-- Task details --
Emit the data below verbatim, stripping out any pictures.

-- Data block --
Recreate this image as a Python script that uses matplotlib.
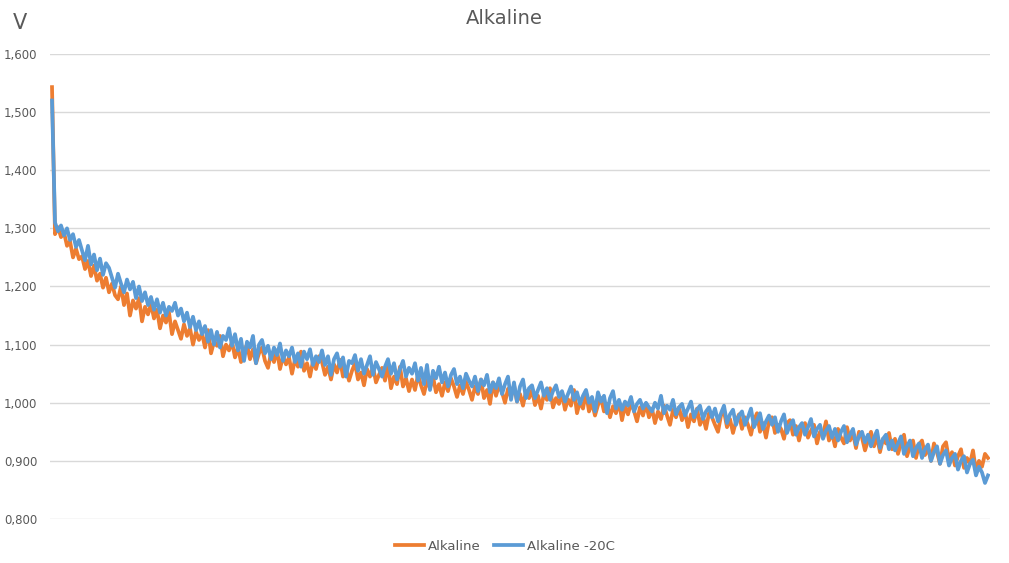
import numpy as np
import matplotlib
matplotlib.use("Agg")
import matplotlib.pyplot as plt
from matplotlib.ticker import FuncFormatter, MultipleLocator

# voltages in mV, one reading per sample
alkaline = [
    1543, 1290, 1302, 1285, 1293, 1270, 1278, 1250, 1265, 1247,
    1252, 1230, 1244, 1218, 1236, 1210, 1222, 1198, 1215, 1190,
    1205, 1185, 1178, 1200, 1168, 1188, 1150, 1176, 1162, 1180,
    1140, 1165, 1152, 1170, 1145, 1160, 1128, 1150, 1138, 1155,
    1118, 1140, 1125, 1110, 1135, 1115, 1128, 1100, 1122, 1108,
    1120, 1095, 1125, 1085, 1105, 1098, 1115, 1080, 1100, 1090,
    1105, 1078, 1095, 1070, 1088, 1100, 1075, 1092, 1068, 1085,
    1095, 1072, 1060, 1085, 1070, 1090, 1058, 1080, 1066, 1078,
    1050, 1075, 1062, 1088, 1055, 1068, 1045, 1072, 1058, 1080,
    1070, 1048, 1062, 1040, 1066, 1052, 1074, 1045, 1058, 1038,
    1055, 1068, 1040, 1052, 1030, 1058, 1045, 1062, 1035, 1048,
    1060, 1038, 1065, 1025, 1045, 1032, 1062, 1028, 1042, 1020,
    1040, 1022, 1048, 1030, 1015, 1038, 1025, 1045, 1018, 1032,
    1012, 1035, 1020, 1042, 1028, 1010, 1030, 1015, 1036, 1022,
    1005, 1028, 1015, 1040, 1008, 1022, 998, 1035, 1012, 1030,
    1018, 1000, 1024, 1010, 1030, 1002, 1015, 995, 1020, 1008,
    1022, 996, 1012, 990, 1016, 1005, 1025, 992, 1008, 998,
    1015, 988, 1006, 995, 1022, 982, 1002, 990, 1018, 985,
    1000, 978, 996, 1008, 985, 998, 975, 994, 982, 1002,
    970, 995, 980, 1000, 986, 968, 992, 978, 998, 975,
    990, 965, 985, 972, 995, 978, 962, 988, 975, 992,
    970, 985, 958, 980, 968, 990, 962, 976, 955, 982,
    975, 962, 950, 978, 985, 958, 972, 948, 968, 980,
    955, 975, 962, 945, 970, 982, 950, 965, 940, 968,
    975, 948, 962, 955, 938, 965, 970, 945, 960, 935,
    958, 965, 940, 952, 962, 930, 950, 945, 968, 935,
    948, 925, 955, 940, 930, 958, 935, 948, 922, 950,
    940, 918, 935, 950, 925, 942, 915, 938, 930, 948,
    920, 938, 912, 930, 945, 908, 925, 935, 905, 928,
    935, 910, 922, 900, 930, 915, 895, 925, 932, 902,
    915, 892, 908, 920, 888, 905, 895, 918, 882, 900,
    890, 912, 905,
]
alkaline_m20 = [
    1520, 1310, 1295, 1305, 1288, 1300, 1280, 1290, 1268, 1280,
    1262, 1245, 1270, 1238, 1255, 1228, 1248, 1220, 1240, 1232,
    1215, 1198, 1222, 1205, 1190, 1212, 1195, 1208, 1180, 1200,
    1175, 1190, 1168, 1182, 1160, 1178, 1155, 1172, 1150, 1165,
    1158, 1172, 1150, 1162, 1140, 1155, 1130, 1148, 1125, 1140,
    1118, 1132, 1105, 1125, 1100, 1122, 1095, 1115, 1108, 1128,
    1098, 1118, 1090, 1110, 1072, 1105, 1095, 1115, 1068, 1100,
    1108, 1085, 1098, 1075, 1095, 1082, 1102, 1072, 1090, 1080,
    1095, 1070, 1085, 1062, 1088, 1075, 1092, 1065, 1080, 1070,
    1090, 1065, 1080, 1048, 1075, 1085, 1062, 1078, 1045, 1072,
    1068, 1082, 1055, 1075, 1050, 1065, 1080, 1048, 1070, 1058,
    1045, 1062, 1075, 1050, 1068, 1040, 1058, 1072, 1045, 1060,
    1050, 1068, 1038, 1060, 1032, 1065, 1022, 1055, 1042, 1062,
    1035, 1052, 1028, 1048, 1058, 1032, 1045, 1025, 1050, 1038,
    1028, 1045, 1020, 1040, 1030, 1048, 1018, 1035, 1025, 1042,
    1015, 1032, 1045, 1005, 1035, 1002, 1028, 1040, 1008, 1025,
    1030, 1008, 1022, 1035, 1012, 1025, 1005, 1020, 1030, 1010,
    1020, 1002, 1015, 1028, 1005, 1018, 998, 1012, 1022, 1000,
    1010, 985, 1018, 1002, 1012, 982, 1008, 1020, 990, 1005,
    988, 1002, 995, 1010, 985, 998, 1005, 990, 1000, 992,
    985, 1000, 990, 1012, 982, 995, 988, 1005, 980, 992,
    998, 978, 990, 1002, 975, 988, 995, 972, 985, 992,
    975, 990, 968, 982, 995, 965, 980, 988, 962, 978,
    985, 962, 975, 990, 958, 970, 982, 955, 968, 978,
    962, 975, 950, 968, 980, 948, 962, 970, 945, 958,
    965, 945, 958, 972, 942, 955, 962, 938, 952, 960,
    940, 955, 935, 950, 960, 932, 945, 955, 928, 942,
    950, 932, 945, 925, 940, 952, 922, 938, 945, 920,
    935, 918, 930, 942, 912, 925, 935, 908, 922, 930,
    905, 920, 928, 900, 915, 925, 895, 910, 918, 892,
    905, 912, 885, 900, 908, 880, 895, 902, 875, 890,
    880, 862, 875,
]
labels = ["Alkaline", "Alkaline -20C"]

orange = "#ED7D31"
blue = "#5B9BD5"
grey = "#595959"

fig = plt.figure(figsize=(10.09, 5.63), dpi=100)
ax = fig.add_axes([50 / 1009, 1 - 519 / 563, 940 / 1009, 465 / 563])

x1 = np.arange(len(alkaline))
x2 = np.arange(len(alkaline_m20))
ax.plot(x1, np.array(alkaline) / 1000, color=orange, lw=2.7, label=labels[0])
ax.plot(x2, np.array(alkaline_m20) / 1000, color=blue, lw=2.7, label=labels[1])

ax.set_ylim(0.8, 1.6)
ax.set_xlim(-0.67, 312.67)
ax.yaxis.set_major_locator(MultipleLocator(0.1))
ax.yaxis.set_major_formatter(FuncFormatter(lambda v, p: f"{v:.3f}".replace(".", ",")))
ax.set_xticks([])
ax.tick_params(axis="y", length=0, labelsize=8.5, labelcolor=grey, pad=9)
ax.grid(axis="y", color="#D9D9D9", lw=1)
ax.set_axisbelow(True)
for s in ax.spines.values():
    s.set_visible(False)

fig.text(0.5, 1 - 19 / 563, "Alkaline", ha="center", va="center", fontsize=14, color=grey)
fig.text(20 / 1009, 1 - 23 / 563, "V", ha="center", va="center", fontsize=15, color=grey)

fig.legend(loc="center", bbox_to_anchor=(0.5, 1 - 546 / 563), ncol=2, frameon=False,
           fontsize=9.5, labelcolor=grey, handlelength=2.2, columnspacing=1.0,
           handletextpad=0.3)

fig.savefig("out.png", dpi=100)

-- Response to the exercise --
Recreate this image as a Python script that uses matplotlib.
import numpy as np
import matplotlib
matplotlib.use("Agg")
import matplotlib.pyplot as plt
from matplotlib.ticker import FuncFormatter, MultipleLocator

# voltages in mV, one reading per sample
alkaline = [
    1543, 1290, 1302, 1285, 1293, 1270, 1278, 1250, 1265, 1247,
    1252, 1230, 1244, 1218, 1236, 1210, 1222, 1198, 1215, 1190,
    1205, 1185, 1178, 1200, 1168, 1188, 1150, 1176, 1162, 1180,
    1140, 1165, 1152, 1170, 1145, 1160, 1128, 1150, 1138, 1155,
    1118, 1140, 1125, 1110, 1135, 1115, 1128, 1100, 1122, 1108,
    1120, 1095, 1125, 1085, 1105, 1098, 1115, 1080, 1100, 1090,
    1105, 1078, 1095, 1070, 1088, 1100, 1075, 1092, 1068, 1085,
    1095, 1072, 1060, 1085, 1070, 1090, 1058, 1080, 1066, 1078,
    1050, 1075, 1062, 1088, 1055, 1068, 1045, 1072, 1058, 1080,
    1070, 1048, 1062, 1040, 1066, 1052, 1074, 1045, 1058, 1038,
    1055, 1068, 1040, 1052, 1030, 1058, 1045, 1062, 1035, 1048,
    1060, 1038, 1065, 1025, 1045, 1032, 1062, 1028, 1042, 1020,
    1040, 1022, 1048, 1030, 1015, 1038, 1025, 1045, 1018, 1032,
    1012, 1035, 1020, 1042, 1028, 1010, 1030, 1015, 1036, 1022,
    1005, 1028, 1015, 1040, 1008, 1022, 998, 1035, 1012, 1030,
    1018, 1000, 1024, 1010, 1030, 1002, 1015, 995, 1020, 1008,
    1022, 996, 1012, 990, 1016, 1005, 1025, 992, 1008, 998,
    1015, 988, 1006, 995, 1022, 982, 1002, 990, 1018, 985,
    1000, 978, 996, 1008, 985, 998, 975, 994, 982, 1002,
    970, 995, 980, 1000, 986, 968, 992, 978, 998, 975,
    990, 965, 985, 972, 995, 978, 962, 988, 975, 992,
    970, 985, 958, 980, 968, 990, 962, 976, 955, 982,
    975, 962, 950, 978, 985, 958, 972, 948, 968, 980,
    955, 975, 962, 945, 970, 982, 950, 965, 940, 968,
    975, 948, 962, 955, 938, 965, 970, 945, 960, 935,
    958, 965, 940, 952, 962, 930, 950, 945, 968, 935,
    948, 925, 955, 940, 930, 958, 935, 948, 922, 950,
    940, 918, 935, 950, 925, 942, 915, 938, 930, 948,
    920, 938, 912, 930, 945, 908, 925, 935, 905, 928,
    935, 910, 922, 900, 930, 915, 895, 925, 932, 902,
    915, 892, 908, 920, 888, 905, 895, 918, 882, 900,
    890, 912, 905,
]
alkaline_m20 = [
    1520, 1310, 1295, 1305, 1288, 1300, 1280, 1290, 1268, 1280,
    1262, 1245, 1270, 1238, 1255, 1228, 1248, 1220, 1240, 1232,
    1215, 1198, 1222, 1205, 1190, 1212, 1195, 1208, 1180, 1200,
    1175, 1190, 1168, 1182, 1160, 1178, 1155, 1172, 1150, 1165,
    1158, 1172, 1150, 1162, 1140, 1155, 1130, 1148, 1125, 1140,
    1118, 1132, 1105, 1125, 1100, 1122, 1095, 1115, 1108, 1128,
    1098, 1118, 1090, 1110, 1072, 1105, 1095, 1115, 1068, 1100,
    1108, 1085, 1098, 1075, 1095, 1082, 1102, 1072, 1090, 1080,
    1095, 1070, 1085, 1062, 1088, 1075, 1092, 1065, 1080, 1070,
    1090, 1065, 1080, 1048, 1075, 1085, 1062, 1078, 1045, 1072,
    1068, 1082, 1055, 1075, 1050, 1065, 1080, 1048, 1070, 1058,
    1045, 1062, 1075, 1050, 1068, 1040, 1058, 1072, 1045, 1060,
    1050, 1068, 1038, 1060, 1032, 1065, 1022, 1055, 1042, 1062,
    1035, 1052, 1028, 1048, 1058, 1032, 1045, 1025, 1050, 1038,
    1028, 1045, 1020, 1040, 1030, 1048, 1018, 1035, 1025, 1042,
    1015, 1032, 1045, 1005, 1035, 1002, 1028, 1040, 1008, 1025,
    1030, 1008, 1022, 1035, 1012, 1025, 1005, 1020, 1030, 1010,
    1020, 1002, 1015, 1028, 1005, 1018, 998, 1012, 1022, 1000,
    1010, 985, 1018, 1002, 1012, 982, 1008, 1020, 990, 1005,
    988, 1002, 995, 1010, 985, 998, 1005, 990, 1000, 992,
    985, 1000, 990, 1012, 982, 995, 988, 1005, 980, 992,
    998, 978, 990, 1002, 975, 988, 995, 972, 985, 992,
    975, 990, 968, 982, 995, 965, 980, 988, 962, 978,
    985, 962, 975, 990, 958, 970, 982, 955, 968, 978,
    962, 975, 950, 968, 980, 948, 962, 970, 945, 958,
    965, 945, 958, 972, 942, 955, 962, 938, 952, 960,
    940, 955, 935, 950, 960, 932, 945, 955, 928, 942,
    950, 932, 945, 925, 940, 952, 922, 938, 945, 920,
    935, 918, 930, 942, 912, 925, 935, 908, 922, 930,
    905, 920, 928, 900, 915, 925, 895, 910, 918, 892,
    905, 912, 885, 900, 908, 880, 895, 902, 875, 890,
    880, 862, 875,
]
labels = ["Alkaline", "Alkaline -20C"]

orange = "#ED7D31"
blue = "#5B9BD5"
grey = "#595959"

fig = plt.figure(figsize=(10.09, 5.63), dpi=100)
ax = fig.add_axes([50 / 1009, 1 - 519 / 563, 940 / 1009, 465 / 563])

x1 = np.arange(len(alkaline))
x2 = np.arange(len(alkaline_m20))
ax.plot(x1, np.array(alkaline) / 1000, color=orange, lw=2.7, label=labels[0])
ax.plot(x2, np.array(alkaline_m20) / 1000, color=blue, lw=2.7, label=labels[1])

ax.set_ylim(0.8, 1.6)
ax.set_xlim(-0.67, 312.67)
ax.yaxis.set_major_locator(MultipleLocator(0.1))
ax.yaxis.set_major_formatter(FuncFormatter(lambda v, p: f"{v:.3f}".replace(".", ",")))
ax.set_xticks([])
ax.tick_params(axis="y", length=0, labelsize=8.5, labelcolor=grey, pad=9)
ax.grid(axis="y", color="#D9D9D9", lw=1)
ax.set_axisbelow(True)
for s in ax.spines.values():
    s.set_visible(False)

fig.text(0.5, 1 - 19 / 563, "Alkaline", ha="center", va="center", fontsize=14, color=grey)
fig.text(20 / 1009, 1 - 23 / 563, "V", ha="center", va="center", fontsize=15, color=grey)

fig.legend(loc="center", bbox_to_anchor=(0.5, 1 - 546 / 563), ncol=2, frameon=False,
           fontsize=9.5, labelcolor=grey, handlelength=2.2, columnspacing=1.0,
           handletextpad=0.3)

fig.savefig("out.png", dpi=100)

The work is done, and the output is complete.